Would you write out the listing verbatim and skip every picture in it?

>> start Entries supplied

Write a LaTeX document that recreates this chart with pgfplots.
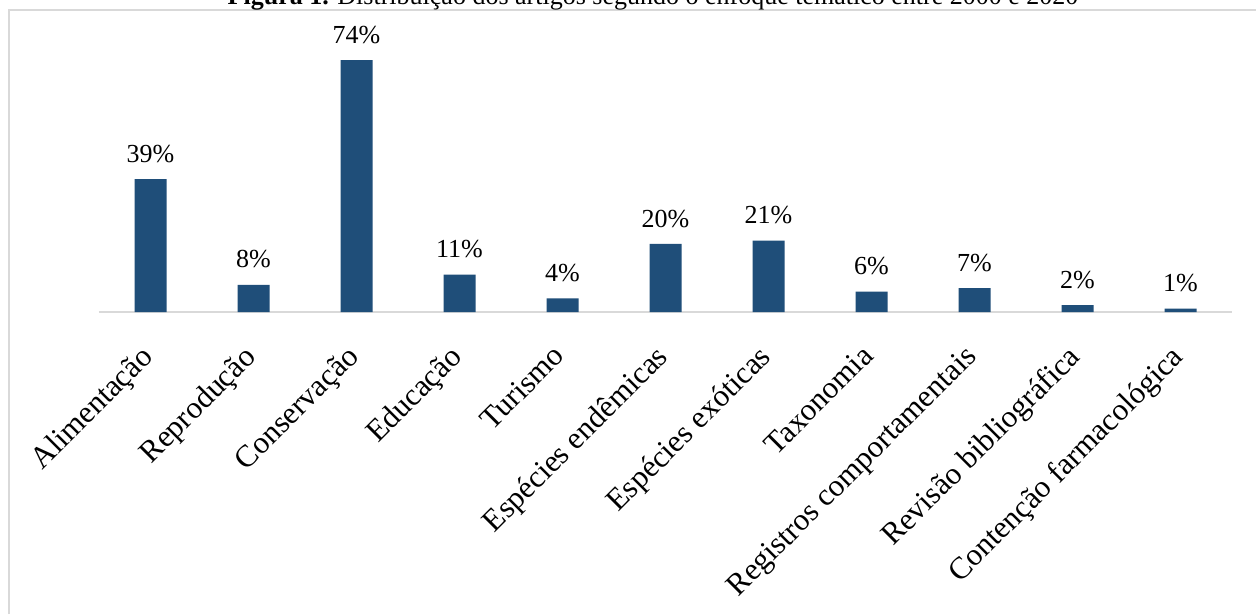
\documentclass[border=0pt]{standalone}
\usepackage{pgfplots}
\pgfplotsset{compat=1.18}
\usepackage{fontspec}
\setmainfont{Liberation Serif}
\definecolor{barblue}{HTML}{1F4E79}
\definecolor{framegray}{HTML}{D9D9D9}
\begin{document}
\begin{tikzpicture}[x=1pt,y=1pt]
\clip (0,0) rectangle (1256,-614);
\fill[white] (0,0) rectangle (1256,-614);
\draw[framegray, line width=2pt] (9,-614) -- (9,-10) -- (1256,-10);
\node[anchor=base, font=\fontsize{26}{30}\selectfont, inner sep=0pt] at (653,-4) {\textbf{Figura 1.} Distribuição dos artigos segundo o enfoque temático entre 2000 e 2020};
\begin{axis}[
  at={(99pt,-312pt)}, anchor=south west,
  scale only axis, width=1133pt, height=272.4pt,
  xmin=-0.5, xmax=10.5, ymin=0, ymax=80,
  axis x line=bottom, axis y line=none,
  x axis line style={-, draw=framegray, line width=2pt},
  ybar, bar width=32pt,
  xtick=data, major tick length=0pt,
  xticklabels={Alimentação, Reprodução, Conservação, Educação, Turismo, Espécies endêmicas, Espécies exóticas, Taxonomia, Registros comportamentais, Revisão bibliográfica, Contenção farmacológica},
  xticklabel style={rotate=45, anchor=north east, font=\fontsize{31}{34}\selectfont, inner sep=0pt, yshift=-14pt, xshift=-30pt},
  /pgf/number format/assume math mode=true,
  nodes near coords={\pgfmathprintnumber{\pgfplotspointmeta}\%},
  every node near coord/.append style={font=\fontsize{26}{30}\selectfont, text=black, anchor=south, yshift=13pt},
  clip=false,
]
\addplot[fill=barblue, draw=none] coordinates {
(0,39) (1,8) (2,74) (3,11) (4,4) (5,20) (6,21) (7,6) (8,7) (9,2) (10,1)
};
\end{axis}
\end{tikzpicture}
\end{document}
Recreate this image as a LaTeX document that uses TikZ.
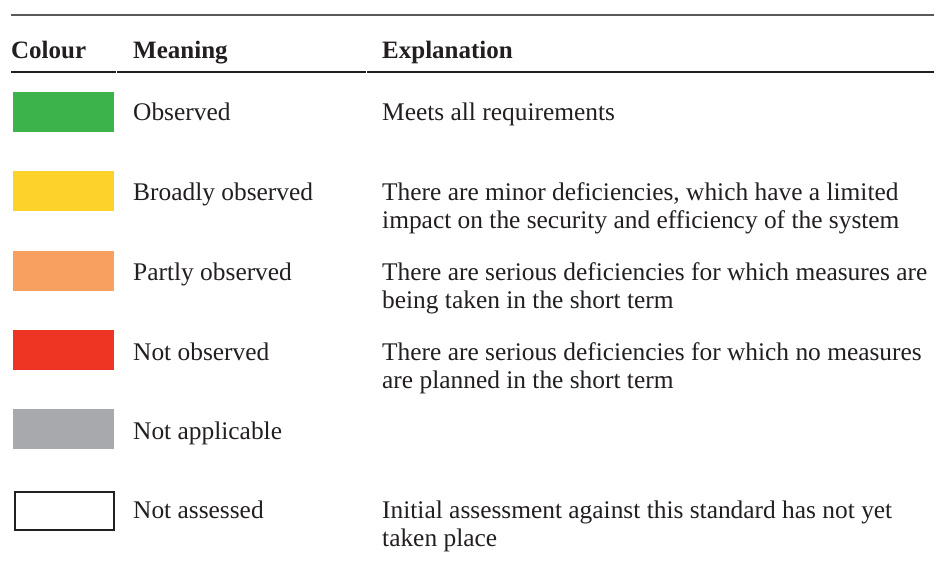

>> end Entries supplied

● **Correct response**:
Write a LaTeX document that recreates this chart with pgfplots.
\documentclass[border=0pt]{standalone}
\usepackage{pgfplots}
\pgfplotsset{compat=1.18}
\usepackage{fontspec}
\setmainfont{Liberation Serif}
\definecolor{barblue}{HTML}{1F4E79}
\definecolor{framegray}{HTML}{D9D9D9}
\begin{document}
\begin{tikzpicture}[x=1pt,y=1pt]
\clip (0,0) rectangle (1256,-614);
\fill[white] (0,0) rectangle (1256,-614);
\draw[framegray, line width=2pt] (9,-614) -- (9,-10) -- (1256,-10);
\node[anchor=base, font=\fontsize{26}{30}\selectfont, inner sep=0pt] at (653,-4) {\textbf{Figura 1.} Distribuição dos artigos segundo o enfoque temático entre 2000 e 2020};
\begin{axis}[
  at={(99pt,-312pt)}, anchor=south west,
  scale only axis, width=1133pt, height=272.4pt,
  xmin=-0.5, xmax=10.5, ymin=0, ymax=80,
  axis x line=bottom, axis y line=none,
  x axis line style={-, draw=framegray, line width=2pt},
  ybar, bar width=32pt,
  xtick=data, major tick length=0pt,
  xticklabels={Alimentação, Reprodução, Conservação, Educação, Turismo, Espécies endêmicas, Espécies exóticas, Taxonomia, Registros comportamentais, Revisão bibliográfica, Contenção farmacológica},
  xticklabel style={rotate=45, anchor=north east, font=\fontsize{31}{34}\selectfont, inner sep=0pt, yshift=-14pt, xshift=-30pt},
  /pgf/number format/assume math mode=true,
  nodes near coords={\pgfmathprintnumber{\pgfplotspointmeta}\%},
  every node near coord/.append style={font=\fontsize{26}{30}\selectfont, text=black, anchor=south, yshift=13pt},
  clip=false,
]
\addplot[fill=barblue, draw=none] coordinates {
(0,39) (1,8) (2,74) (3,11) (4,4) (5,20) (6,21) (7,6) (8,7) (9,2) (10,1)
};
\end{axis}
\end{tikzpicture}
\end{document}
Recreate this image as a LaTeX document that uses TikZ.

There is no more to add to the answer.